Huer aux premières à Bayreuth, une vieille habitude
Anecdote, il semble que, ces dernières années, la même voix est toujours entendue pour la première huée, encore cette année pour la reprise du Ring
Comprendre la politique artistique du festival nécessite de remonter à 1951, année durant laquelle le petit fils de Wagner, Wieland décide de s’affranchir des mises en scène naturalistes et littérales qui rythmaient jusqu’alors le festival. A sa mort en 1966, le concept sera repris et accentué par son frère, Wolfgang : ce sera le début de l’«Atelier Bayreuth », lieu d’expérimentation théâtrale et scénique au travers des oeuvres wagnériennes. Les metteurs en scènes les plus novateurs sont invités, afin d’amener des visions radicalement différentes des oeuvres.

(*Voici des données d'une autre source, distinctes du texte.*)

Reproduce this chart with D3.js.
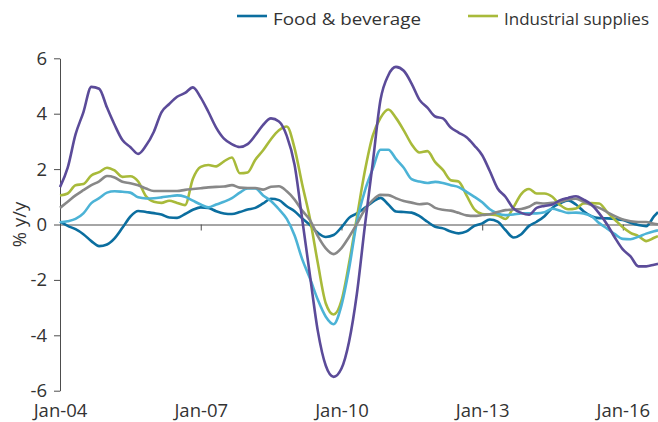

70 ans plus tard, cette vision du festival suscite toutefois toujours une ferme opposition d’une partie des wagnériens, qui ne se privent pas de le faire savoir. A l’instar des loggionisti de la Scala -pour les chanteurs-, le public de Bayreuth est certainement l’auditoire le plus exigent et véhément sur son répertoire de prédilection. Ainsi, il n’est guère de nouvelle production ici qui n’ait rencontré une certaine forme de résistance lors de ses premiers saluts.

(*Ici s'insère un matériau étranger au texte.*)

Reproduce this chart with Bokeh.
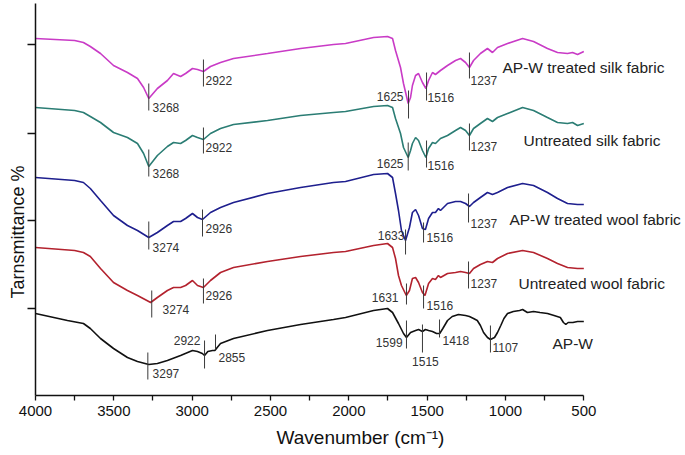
from bokeh.plotting import figure
from bokeh.models import Range1d, FixedTicker, CustomJSTickFormatter, Title
from bokeh.core.properties import value
from bokeh.embed import file_html
from bokeh.resources import INLINE

# ---------------- data (wavenumber cm-1, stacked transmittance, arbitrary units) ----------------
silk_trt_w = [4000, 3750, 3694, 3650, 3585, 3502, 3413, 3349, 3310, 3277, 3222, 3158, 3119, 3074, 3042, 2998, 2966, 2928, 2883, 2819, 2736, 2519, 2308, 2098, 2021, 1842, 1753, 1721, 1702, 1670, 1651, 1621, 1606, 1594, 1574, 1555, 1530, 1508, 1491, 1466, 1447, 1415, 1370, 1319, 1287, 1255, 1230, 1204, 1160, 1115, 1083, 1051, 987, 891, 821, 732, 668, 604, 572, 540, 500]
silk_trt_t = [357, 355, 353, 349, 342, 330, 323, 317, 308, 297, 307, 315, 322, 319, 322, 327, 326, 324, 329, 333, 337, 342, 347, 351, 352, 358, 359, 357, 345, 328, 312, 292, 298, 310, 320, 322, 313, 307, 315, 323, 321, 325, 330, 335, 337, 333, 328, 335, 342, 347, 343, 348, 352, 357, 354, 347, 343, 342, 343, 341, 344]

silk_unt_w = [4000, 3750, 3694, 3650, 3585, 3502, 3413, 3349, 3310, 3277, 3222, 3158, 3119, 3074, 3042, 2998, 2966, 2928, 2883, 2819, 2736, 2519, 2308, 2098, 2021, 1842, 1753, 1721, 1702, 1670, 1651, 1621, 1606, 1594, 1574, 1555, 1530, 1508, 1491, 1466, 1447, 1415, 1370, 1319, 1287, 1255, 1230, 1204, 1160, 1115, 1083, 1051, 987, 891, 821, 732, 668, 604, 572, 540, 500]
silk_unt_t = [288, 285, 283, 279, 273, 263, 258, 252, 242, 229, 240, 249, 253, 252, 255, 260, 258, 256, 262, 267, 271, 275, 280, 283, 284, 289, 290, 288, 277, 262, 248, 238, 245, 252, 258, 255, 245, 238, 247, 253, 252, 257, 260, 265, 268, 265, 260, 267, 272, 277, 274, 278, 282, 288, 285, 278, 273, 272, 273, 270, 272]

wool_trt_w = [4000, 3750, 3694, 3650, 3585, 3502, 3413, 3349, 3277, 3222, 3158, 3119, 3074, 3042, 2998, 2966, 2934, 2883, 2819, 2736, 2519, 2308, 2098, 2021, 1842, 1753, 1721, 1702, 1683, 1664, 1638, 1613, 1594, 1574, 1555, 1530, 1511, 1491, 1466, 1447, 1428, 1415, 1370, 1319, 1287, 1255, 1230, 1204, 1160, 1115, 1083, 1051, 987, 891, 821, 732, 668, 604, 540, 500]
wool_trt_t = [218, 215, 213, 207, 195, 180, 170, 165, 158, 163, 170, 174, 174, 177, 182, 178, 176, 183, 188, 193, 202, 208, 213, 214, 221, 222, 218, 202, 185, 165, 155, 168, 183, 186, 180, 167, 166, 177, 183, 183, 187, 185, 192, 194, 194, 192, 189, 193, 198, 203, 201, 203, 208, 212, 210, 203, 197, 192, 191, 191]

wool_unt_w = [4000, 3750, 3694, 3650, 3585, 3502, 3413, 3349, 3265, 3222, 3158, 3119, 3074, 3042, 2998, 2966, 2928, 2883, 2819, 2736, 2519, 2308, 2098, 2021, 1842, 1753, 1721, 1702, 1683, 1664, 1633, 1613, 1594, 1574, 1555, 1530, 1514, 1491, 1466, 1447, 1428, 1415, 1370, 1319, 1287, 1255, 1230, 1204, 1160, 1115, 1083, 1051, 987, 891, 821, 732, 668, 604, 540, 500]
wool_unt_t = [148, 145, 143, 139, 127, 113, 105, 100, 93, 98, 105, 108, 108, 110, 115, 110, 108, 115, 123, 128, 134, 139, 143, 144, 150, 152, 148, 137, 120, 110, 100, 105, 117, 118, 113, 103, 100, 112, 117, 116, 120, 118, 122, 123, 124, 123, 122, 127, 131, 134, 133, 137, 142, 145, 143, 137, 132, 128, 127, 127]

apw_w = [4000, 3796, 3694, 3650, 3585, 3502, 3413, 3349, 3277, 3222, 3158, 3074, 2998, 2966, 2935, 2921, 2900, 2870, 2855, 2840, 2819, 2736, 2519, 2308, 2098, 2021, 1842, 1753, 1721, 1683, 1651, 1632, 1606, 1574, 1555, 1530, 1511, 1491, 1466, 1440, 1420, 1400, 1370, 1340, 1300, 1255, 1230, 1204, 1180, 1160, 1140, 1115, 1096, 1070, 1051, 1030, 1010, 987, 950, 910, 891, 860, 821, 780, 732, 690, 650, 630, 615, 600, 570, 540, 500]
apw_t = [82, 75, 72, 67, 57, 47, 38, 34, 31, 32, 35, 40, 45, 44, 42, 40, 44, 45, 45, 48, 52, 57, 65, 71, 76, 78, 85, 87, 83, 72, 62, 58, 63, 65, 66, 64, 66, 65, 64, 62, 62, 67, 75, 79, 81, 80, 79, 77, 75, 70, 63, 58, 56, 58, 63, 70, 77, 82, 84, 85, 86, 83, 84, 83, 82, 80, 78, 73, 71, 73, 73, 74, 74]

series_names = ["AP-W treated silk fabric", "Untreated silk fabric", "AP-W treated wool fabric", "Untreated wool fabric", "AP-W"]
series_w = [silk_trt_w, silk_unt_w, wool_trt_w, wool_unt_w, apw_w]
series_t = [silk_trt_t, silk_unt_t, wool_trt_t, wool_unt_t, apw_t]
series_colors = ["#C93BC6", "#2B7D74", "#1E1F8E", "#B3222E", "#111111"]
name_w = [1019, 885, 975, 917, 700]
name_t = [328, 255, 176, 112, 52]

# peak markers: position, marker top, marker bottom, label text, label position, alignment
peak_w = [3277, 2928, 1619, 1504, 1230,
          3277, 2928, 1621, 1504, 1230,
          3277, 2934, 1638, 1523, 1236,
          3258, 2928, 1632, 1523, 1236,
          3283, 2921, 2851, 1632, 1530, 1421, 1096]
peak_top = [312, 336, 305, 323, 343,
            246, 268, 253, 255, 272,
            174, 186, 166, 173, 202,
            105, 117, 112, 110, 134,
            43, 55, 61, 75, 71, 76, 70]
peak_bot = [285, 309, 277, 295, 317,
            219, 242, 225, 228, 245,
            146, 159, 141, 153, 173,
            78, 92, 91, 87, 107,
            16, 27, 46, 47, 43, 58, 43]
peak_text = ["3268", "2922", "1625", "1516", "1237",
             "3268", "2922", "1625", "1516", "1237",
             "3274", "2926", "1633", "1516", "1237",
             "3274", "2926", "1631", "1516", "1237",
             "3297", "2922", "2855", "1599", "1515", "1418", "1107"]
label_w = [3253, 2915, 1651, 1498, 1223,
           3253, 2915, 1651, 1498, 1223,
           3253, 2915, 1645, 1504, 1223,
           3189, 2915, 1683, 1504, 1223,
           3253, 2947, 2832, 1657, 1511, 1402, 1083]
label_t = [288, 315, 299, 298, 315,
           222, 248, 232, 230, 249,
           148, 167, 160, 158, 172,
           86, 100, 98, 90, 112,
           22, 55, 38, 53, 34, 55, 48]
label_align = ["left", "left", "right", "left", "left",
               "left", "left", "right", "left", "left",
               "left", "left", "right", "left", "left",
               "left", "left", "right", "left", "left",
               "left", "right", "left", "right", "center", "left", "left"]

x_major = [4000, 3500, 3000, 2500, 2000, 1500, 1000, 500]
x_minor = [3750, 3250, 2750, 2250, 1750, 1250, 750]
y_ticks = [87, 175, 262, 351]
y_title = "Tarnsmittance %"

FONT = "Liberation Sans"

p = figure(width=685, height=455, output_backend="svg", toolbar_location=None,
           x_range=Range1d(4000, -149), y_range=Range1d(0, 395),
           min_border_left=35, min_border_right=0, min_border_top=0, min_border_bottom=60)
p.outline_line_color = None
p.xgrid.visible = False
p.ygrid.visible = False

# x axis
xa = p.xaxis[0]
xa.ticker = FixedTicker(ticks=x_major, minor_ticks=x_minor)
xa.bounds = (500, 4045)
xa.axis_line_width = 1.5
xa.axis_line_color = "#111111"
xa.major_tick_line_color = "#111111"
xa.minor_tick_line_color = "#111111"
xa.major_tick_line_width = 1.3
xa.minor_tick_line_width = 1.3
xa.major_tick_in = 0
xa.major_tick_out = 5
xa.minor_tick_in = 0
xa.minor_tick_out = 5
xa.major_label_text_font = FONT
xa.major_label_text_font_size = "15px"
xa.major_label_text_color = "#111111"
xa.major_label_standoff = 5
xa.axis_label = "Wavenumber (cm\u207b\u00b9)"
xa.axis_label_text_font = FONT
xa.axis_label_text_font_size = "19px"
xa.axis_label_text_font_style = "normal"
xa.axis_label_text_color = "#111111"
xa.axis_label_standoff = 8

# y axis
ya = p.yaxis[0]
ya.ticker = FixedTicker(ticks=y_ticks, minor_ticks=[])
ya.formatter = CustomJSTickFormatter(code="return ''")
ya.bounds = (0, 392)
ya.axis_line_width = 1.5
ya.axis_line_color = "#111111"
ya.major_tick_line_color = "#111111"
ya.major_tick_line_width = 1.3
ya.major_tick_in = 0
ya.major_tick_out = 8
ya.minor_tick_out = 0
ya.minor_tick_in = 0
ya.major_label_standoff = 0
ya.major_label_text_font_size = "1px"

# y title as a side title (placed lower like the original)
p.add_layout(Title(text=y_title, align="left", offset=97, standoff=0,
                   text_font=FONT, text_font_size="18px", text_font_style="normal",
                   text_color="#111111"), "left")

# spectra
for w, t, c in zip(series_w, series_t, series_colors):
    p.line(w, t, line_color=c, line_width=1.6)

# peak markers
p.segment(x0=peak_w, y0=peak_top, x1=peak_w, y1=peak_bot, line_color="#3a3a3a", line_width=1)

for al in ["left", "right", "center"]:
    idx = [i for i, a in enumerate(label_align) if a == al]
    p.text(x=[label_w[i] for i in idx], y=[label_t[i] for i in idx], text=[peak_text[i] for i in idx],
           text_align=al, text_baseline="middle", text_font=value(FONT),
           text_font_size="12px", text_color="#333333")

# series names
p.text(x=name_w, y=name_t, text=series_names, text_align="left", text_baseline="middle",
       text_font=value(FONT), text_font_size="15.5px", text_color="#222222")

open("out.html", "w").write(file_html(p, INLINE))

Une bronca à la première ne présage d’ailleurs ici en rien de la suite d’une production. Ainsi cette année, la production de Tannhäuser de Tobias Kratzer fait salle comble et ne soulève guère plus de controverse. Le meilleur exemple à ce titre reste toutefois français, puisque le Ring de Patrice Chéreau et Pierre Boulez fut copieusement chahuté à sa première -un confrère rapportait même avoir reçu des coups de sac à main de sa voisine pour avoir eu le malheur d’applaudit Chéreau- . Cela n’empêcha pas la dernière représentation de récolter 107 rappels et 90 minutes d’applaudissements en 1980.
Saluts explosifs
Pas de triomphe aussi long ce soir. Toutefois, la simple apparition de Schager et Foster devant le rideau suffit à déclencher une standing ovation d’une grande partie de la salle. Les viva sont forts et clairement marqués pendant près d’un quart d’heure, au gré de l’apparition des différents interprètes et du chef -l’orchestre ne montera pas saluer ce soir- . Lors du salut de l’équipe de mise en scène, l’ambiance change radicalement et plusieurs centaines de huées se font entendre – ainsi que quelques bravo-. Schwarz est toutefois psychologiquement préparé cette fois-ci et salue sans hésitation.

Un quart d’heure plus tard, on sort de la salle en se demandant comment sera la prochaine reprise car, au delà de relater un cycle, les productions du Ring sont ici un cycle eux-mêmes. Si un triomphe final de Schwarz parait bien improbable, le public attend tout de même la suite, qui sera marquée, notamment, par le retour dans la fosse dès 2024 de Philippe Jordan.